• WHAT THIS TASK INVOLVES
Extract the lines from the start through the line that holds "-2.6,8.2,15.6,11.8,13.0,12.0, 11.8,11.3,7.0];", both included, omitting all images.
--- BEGIN ---
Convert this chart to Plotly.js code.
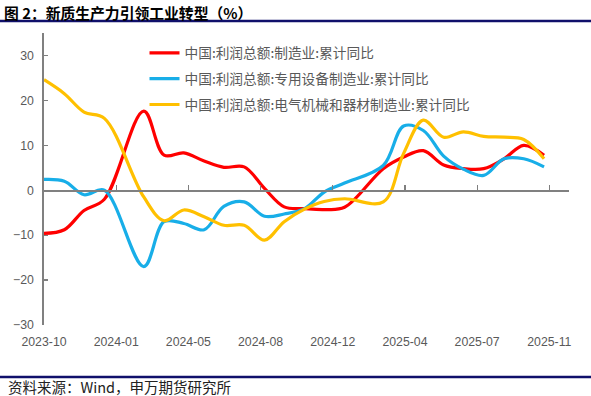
<!DOCTYPE html>
<html>
<head>
<meta charset="utf-8">
<script src="https://cdn.plot.ly/plotly-3.0.1.min.js"></script>
<style>
html,body{margin:0;padding:0;background:#fff;}
#chart{width:591px;height:396px;}
</style>
</head>
<body>
<div id="chart"></div>
<script>
// ---- data (month-end, cumulative YoY %) ----
var dates = ['2023-09-30','2023-10-31','2023-11-30','2023-12-31',
  '2024-02-29','2024-03-31','2024-04-30','2024-05-31','2024-06-30','2024-07-31',
  '2024-08-31','2024-09-30','2024-10-31','2024-11-30','2024-12-31',
  '2025-02-28','2025-03-31','2025-04-30','2025-05-31','2025-06-30','2025-07-31',
  '2025-08-31','2025-09-30','2025-10-31'];
var manufacturing = [-9.6,-8.8,-4.5,-2.0, 17.6,7.8,8.3,6.5,5.1,5.2, 0.4,-3.7,-4.1,-4.3,-3.8,
  4.8,7.4,8.8,5.6,4.8,4.8, 7.0,10.0,7.8];
var specialEquipment = [2.4,2.0,-1.0,0.0, -17.0,-7.0,-7.4,-8.8,-3.6,-2.6, -5.8,-5.3,-4.1,-0.4,1.6,
  5.5,14.3,13.3,7.6,4.7,3.3, 7.0,7.0,5.2];
var electrical = [24.6,21.5,17.4,16.0, -1.5,-6.8,-4.4,-5.9,-7.8,-7.8, -11.1,-7.0,-4.2,-2.5,-1.9,
  -2.6,8.2,15.6,11.8,13.0,12.0, 11.8,11.3,7.0];

var seriesNames = ['中国:利润总额:制造业:累计同比',
  '中国:利润总额:专用设备制造业:累计同比',
  '中国:利润总额:电气机械和器材制造业:累计同比'];
var seriesColors = ['#FF0000','#18AEE8','#FFC000'];

var tickVals = ['2023-09-30','2024-01-18','2024-05-07','2024-08-25','2024-12-13','2025-04-02','2025-07-21','2025-11-08'];
var tickText = ['2023-10','2024-01','2024-05','2024-08','2024-12','2025-04','2025-07','2025-11'];
var yTicks = [-30,-20,-10,0,10,20,30];
var xRange = ['2023-09-30','2025-12-08'];
var yRange = [-30,35];

var titleText = '图 2：新质生产力引领工业转型（%）';
var sourceText = '资料来源：Wind，申万期货研究所';

var cjk = '"Noto Sans CJK SC", "Noto Sans", sans-serif';
var allSeries = [manufacturing, specialEquipment, electrical];
var traces = allSeries.map(function(v,i){
  return {x:dates, y:v, type:'scatter', mode:'lines', name:seriesNames[i],
    legendgroup:'g'+i, line:{color:seriesColors[i], width:3.2, shape:'spline', smoothing:1},
    hoverinfo:'skip'};
});
// empty trace so the zero-line axis exists
traces.push({x:[], y:[], xaxis:'x2', yaxis:'y', type:'scatter', mode:'lines', showlegend:false, hoverinfo:'skip'});

var L=44, R=22, T=32.5, B=71;
var W=591, H=396;
var pw=W-L-R, ph=H-T-B;
function px2x(p){return (p-L)/pw;}
function py2y(p){return (H-B-p)/ph;}

var layout = {
  width:W, height:H,
  margin:{l:L,r:R,t:T,b:B,pad:0},
  paper_bgcolor:'#fff', plot_bgcolor:'#fff',
  showlegend:true,
  title:{text:titleText, x:4/W, xanchor:'left', xref:'container', y:1-13.5/H, yanchor:'middle',
    font:{family:cjk, size:14.8, color:'#000', weight:'bold'}},
  xaxis:{type:'date', range:xRange, tickmode:'array', tickvals:tickVals, ticktext:tickText,
    showline:false, ticks:'', showgrid:false, zeroline:false,
    tickfont:{family:'"Liberation Sans", Arial, sans-serif', size:12.3, color:'#595959'},
    ticklabelstandoff:8},
  xaxis2:{type:'date', overlaying:'x', anchor:'free', position:(0-yRange[0])/(yRange[1]-yRange[0]),
    range:xRange, tickmode:'array', tickvals:tickVals, showticklabels:false,
    ticks:'inside', ticklen:5, tickwidth:1.2, tickcolor:'#7F7F7F',
    showline:true, linecolor:'#808080', linewidth:1.6, showgrid:false, zeroline:false},
  yaxis:{range:yRange, tickmode:'array', tickvals:yTicks, showline:true, linecolor:'#808080', linewidth:1.6,
    ticks:'inside', ticklen:4, tickwidth:1.2, tickcolor:'#7F7F7F', showgrid:false, zeroline:false,
    tickfont:{family:'"Liberation Sans", Arial, sans-serif', size:12.3, color:'#595959'},
    ticklabelstandoff:6},
  legend:{x:px2x(144.5), xanchor:'left', y:py2y(37), yanchor:'top', bgcolor:'rgba(0,0,0,0)',
    font:{family:cjk, size:13.7, color:'#595959'}, tracegroupgap:5, traceorder:'grouped'},
  shapes:[
    {type:'line', xref:'paper', yref:'paper', x0:px2x(0), x1:px2x(W), y0:py2y(20.5), y1:py2y(20.5),
      line:{color:'#10106B', width:2.5}},
    {type:'line', xref:'paper', yref:'paper', x0:px2x(0), x1:px2x(W), y0:py2y(377), y1:py2y(377),
      line:{color:'#10106B', width:2.5}}
  ],
  annotations:[
    {xref:'paper', yref:'paper', x:px2x(6), y:py2y(387), xanchor:'left', yanchor:'middle', showarrow:false,
      text:sourceText, font:{family:cjk, size:14.5, color:'#222'}}
  ]
};
Plotly.newPlot('chart', traces, layout, {staticPlot:true, displayModeBar:false});
</script>
</body>
</html>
--- END ---
• RESPONSE BELOW
Convert this chart to Plotly.js code.
<!DOCTYPE html>
<html>
<head>
<meta charset="utf-8">
<script src="https://cdn.plot.ly/plotly-3.0.1.min.js"></script>
<style>
html,body{margin:0;padding:0;background:#fff;}
#chart{width:591px;height:396px;}
</style>
</head>
<body>
<div id="chart"></div>
<script>
// ---- data (month-end, cumulative YoY %) ----
var dates = ['2023-09-30','2023-10-31','2023-11-30','2023-12-31',
  '2024-02-29','2024-03-31','2024-04-30','2024-05-31','2024-06-30','2024-07-31',
  '2024-08-31','2024-09-30','2024-10-31','2024-11-30','2024-12-31',
  '2025-02-28','2025-03-31','2025-04-30','2025-05-31','2025-06-30','2025-07-31',
  '2025-08-31','2025-09-30','2025-10-31'];
var manufacturing = [-9.6,-8.8,-4.5,-2.0, 17.6,7.8,8.3,6.5,5.1,5.2, 0.4,-3.7,-4.1,-4.3,-3.8,
  4.8,7.4,8.8,5.6,4.8,4.8, 7.0,10.0,7.8];
var specialEquipment = [2.4,2.0,-1.0,0.0, -17.0,-7.0,-7.4,-8.8,-3.6,-2.6, -5.8,-5.3,-4.1,-0.4,1.6,
  5.5,14.3,13.3,7.6,4.7,3.3, 7.0,7.0,5.2];
var electrical = [24.6,21.5,17.4,16.0, -1.5,-6.8,-4.4,-5.9,-7.8,-7.8, -11.1,-7.0,-4.2,-2.5,-1.9,
  -2.6,8.2,15.6,11.8,13.0,12.0, 11.8,11.3,7.0];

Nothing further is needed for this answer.